Producer David L. Wolper wrote that Guillermin was "the most difficult director with whom I'd ever worked". Wolper further described Guillermin as “a real pain in the ass”. Guillermin was directing Wolper’s The Bridge at Remagen in 1968. When some members of the Czech crew were late for the first day of filming, Guillermin screamed at them. He was told by a crew member if he did this again, the entire crew would walk off the set. Guillermin later told Wolper he couldn’t set foot on the set one day because of the complexity of the filming. Wolper told Guillermin he was therefore fired. Guillermin apologized and was rehired immediately.
Ralph E. Winters was hired as editor for King Kong after a nice conversation with Guillermin. Winters described the director as "A skinny guy, dark, with very sharp features”. In the screening room , Winters would witness a frustrated Guillermin kicking the seat in front until it broke. Winters got an apologetic phone call the next day, and 23 years after the film released, Guillermin called to compliment him on his work on King Kong.
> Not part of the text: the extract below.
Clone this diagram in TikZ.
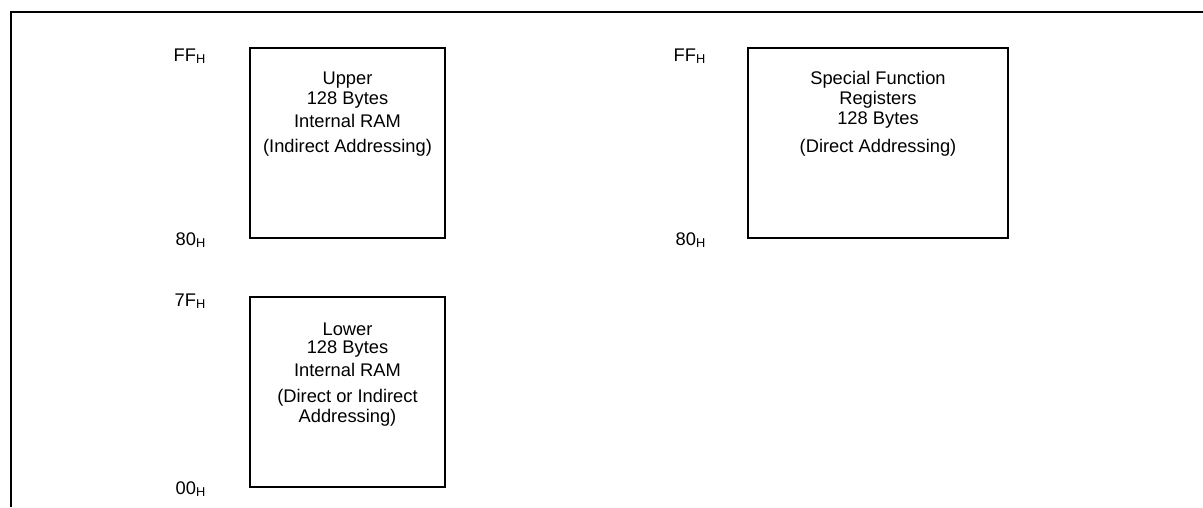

Charlton Heston described Guillermin as an "imaginative and skillful director" with an “irascible streak”.
Before filming started on Midway, producer Walter Mirisch replaced Guillermin with Jack Smight after Guillermin requested more time and equipment, particularly airplanes, than the budget allowed. In 1983, Guillermin was also replaced as director on Sahara by Andrew V. McLaglen.
Novelist James Dickey, who worked with him on the unfilmed Alnilam project in 1989, wrote that Guillermin was "one of those megalomaniacal directors who have to be given the gates of Heaven before they consider doing a project".
On July 20, 1956 Guillermin married actress and author Maureen Connell (August 2, 1931- ). Together they had two children: Michelle (July 1959- ) and Michael-John (January 25, 1963 - March 24, 1989). They lived in the Los Angeles area from 1968. Maureen wrote a sometimes autobiographical novel, Mary Lacey (1980). In this book the heroine grows up in Kenya, moves to London, becomes an actress, and marries a film producer (as Maureen did, except that she married a director). Maureen and John are now divorced.